Vayikra 5:21-22
When a person sins and commits a trespass against the LORD by dealing deceitfully with fellow in the matter of a deposit or a pledge, or through robbery, or by defrauding his fellow, or by finding something lost and lying about it …
Ibn Ezra
[commits a trespass against the LORD] a breach of faith in God by doing something wrong to his fellow man
Rabbi Adin Steinsaltz
it is accurate to say that Leviticus deals with the various aspects of holiness. … Holiness is the context for all the subjects discussed throughout Leviticus.
… laws whose rationale appears, at first glance, to be related to law and order or to morality appear in Leviticus as deriving from the sphere of holiness.
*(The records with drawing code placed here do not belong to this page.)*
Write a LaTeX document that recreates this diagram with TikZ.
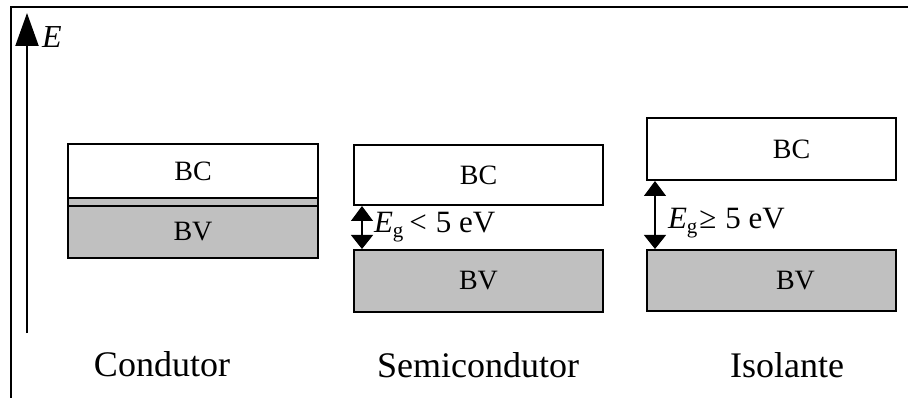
\documentclass[tikz,border=0pt]{standalone}
\usepackage{fontspec}
\setmainfont{Liberation Serif}
\usetikzlibrary{arrows.meta,positioning}
\definecolor{BandGray}{HTML}{C0C0C0}
\newcommand{\gapsub}{\raisebox{-5pt}{\fontsize{21}{21}\selectfont g}}

\begin{document}
\begin{tikzpicture}[x=1pt, y=-1pt, line width=2pt,
    band/.style={draw, anchor=north west, inner sep=0pt, minimum width=250pt, font=\fontsize{28}{30}\selectfont},
    valence/.style={band, fill=BandGray},
    gaparrow/.style={line width=1.2pt, {Triangle[width=22pt,length=14pt]}-{Triangle[width=22pt,length=15pt]}},
    gaplabel/.style={anchor=base west, inner sep=0pt, font=\fontsize{31}{33}\selectfont},
    material/.style={anchor=base, inner sep=0pt, font=\fontsize{36}{40}\selectfont}]
    \useasboundingbox (0,0) rectangle (908,398);
    % frame
    \draw (11,398) -- (11,7) -- (908,7);
    % energy axis
    \coordinate (ebot) at (27,333);
    \coordinate (etop) at (27,13);
    \draw[-{Triangle[width=23pt,length=33pt]}] (ebot) -- (etop);
    \node[anchor=base west, inner sep=0pt, font=\fontsize{32}{34}\selectfont] (elabel) at (41,48) {\itshape E};
    % condutor
    \node[band, minimum height=54pt] (bc1) at (67,143) {BC};
    \node[valence, minimum height=8pt] (ovl1) at (67,197) {};
    \node[valence, minimum height=52pt] (bv1) at (67,205) {BV};
    % semicondutor
    \node[band, minimum width=249pt, minimum height=60pt] (bc2) at (353,144) {BC};
    \node[valence, minimum width=249pt, minimum height=62pt] (bv2) at (353,249) {BV};
    \draw[gaparrow] ([xshift=9pt]bv2.north west) -- ([xshift=9pt]bc2.south west);
    \node[gaplabel] (eg2) at (373,233) {{\itshape E}\gapsub\hspace{6pt}<\hspace{9pt}5 eV};
    % isolante
    \node[band, minimum width=249pt, minimum height=62pt, label={[xshift=20pt, font=\fontsize{28}{30}\selectfont]center:BC}] (bc3) at (646,117) {};
    \node[valence, minimum width=249pt, minimum height=61pt, label={[xshift=24pt, font=\fontsize{28}{30}\selectfont]center:BV}] (bv3) at (646,249) {};
    \draw[gaparrow] ([xshift=9pt]bv3.north west) -- ([xshift=9pt]bc3.south west);
    \node[gaplabel] (eg3) at (667,229) {{\itshape E}\gapsub\hspace{2pt}≥\hspace{9pt}5 eV};
    % material names
    \node[material] (cond) at (162,376) {Condutor};
    \node[material] (semi) at (478,377) {Semicondutor};
    \node[material] (isol) at (787,377) {Isolante};
\end{tikzpicture}
\end{document}
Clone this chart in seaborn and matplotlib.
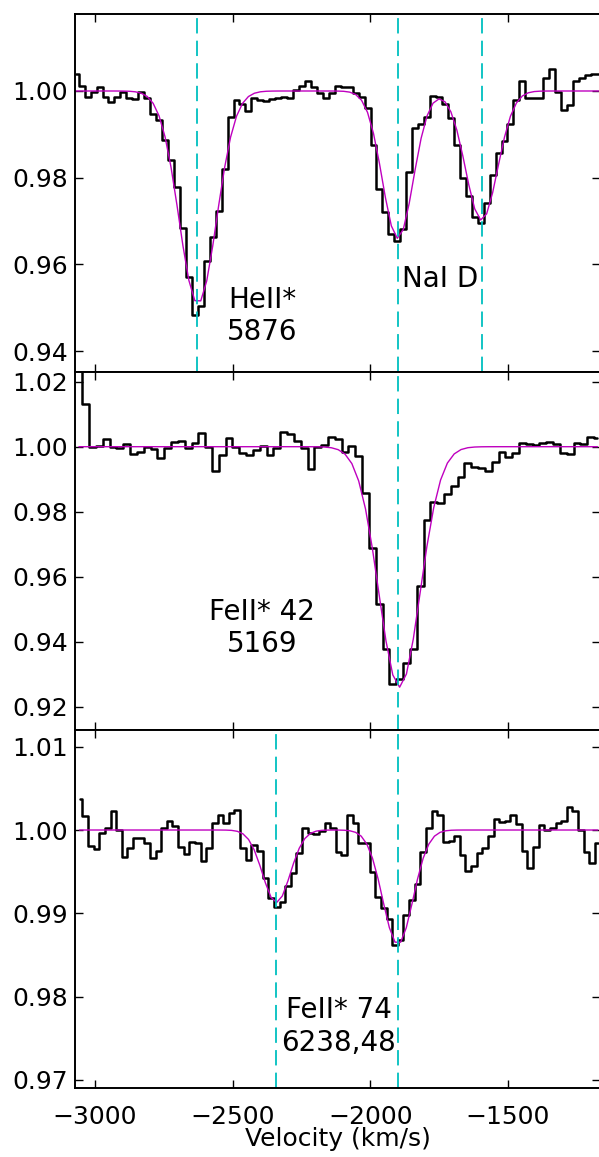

An example of this can be seen in the section on dishonesty [Leviticus 5:20-21] … Beyond what he did to his fellow man, he committed “a trespass against God.” This is a new factor, not a social factor but a kind of desecration. The sinner has desecrated something that was set aside as holy.
It is important to stress that if the general common denominator in Leviticus is the theme of holiness, then the definition of holiness here is not exactly the definition we would expect. Holiness is not only what one does or does not do in the Temple, but something that applies even in places that have nothing at all to do with the ritual holiness of the Sanctuary or the Temple. It is a spiritual quality in its own right, beyond the kind of holiness described by the Maharal, for example, who speaks of holiness as the aspect of standing apart from everything or as a type of detachment (Tiferet Yisrael 11). Here, holiness diverges from the ritual sphere and takes on a different meaning: something special or unique.
From the book of Leviticus it follows that if an ordinary person steals, he, too impinges, somehow on holiness. To defraud someone is “to commit a trespass against God.” This may seem strange; what does stealing from one’s neighbor have to do with God? However, the Torah insists that such a person has committed sacrilege, and therefore must make amends before God.
What all this adds up to is that holiness is a type of general refinement, perfection, and exaltation …
You are holy, you are uplifted; therefore, you must not degrade yourselves and sink so low. The requirement of holiness in Leviticus is thus a type of musar. … “This kind of behavior is beneath you.”
…
the requirement of “You shall be holy, for I am holy” derives from the comparison of one’s heavenly image with one’s earthly image, as though to say: This is your source, this is your root, you originate from this ideal image; in light of this — how can you possibly sin?
That is why we say each morning: “My God, the soul that You gave me is pure.” We start from above and continue below.
Rambam, Guide for the Perplexed, Part 1 54:4
for the chief aim of man should be to make himself, as far as possible, similar to God: that is to say, to make his acts similar to the acts of God, or as our Sages expressed it in explaining the verse, “Ye shall…be holy”: “He is gracious, so be you also gracious: He is merciful, so be you also merciful.”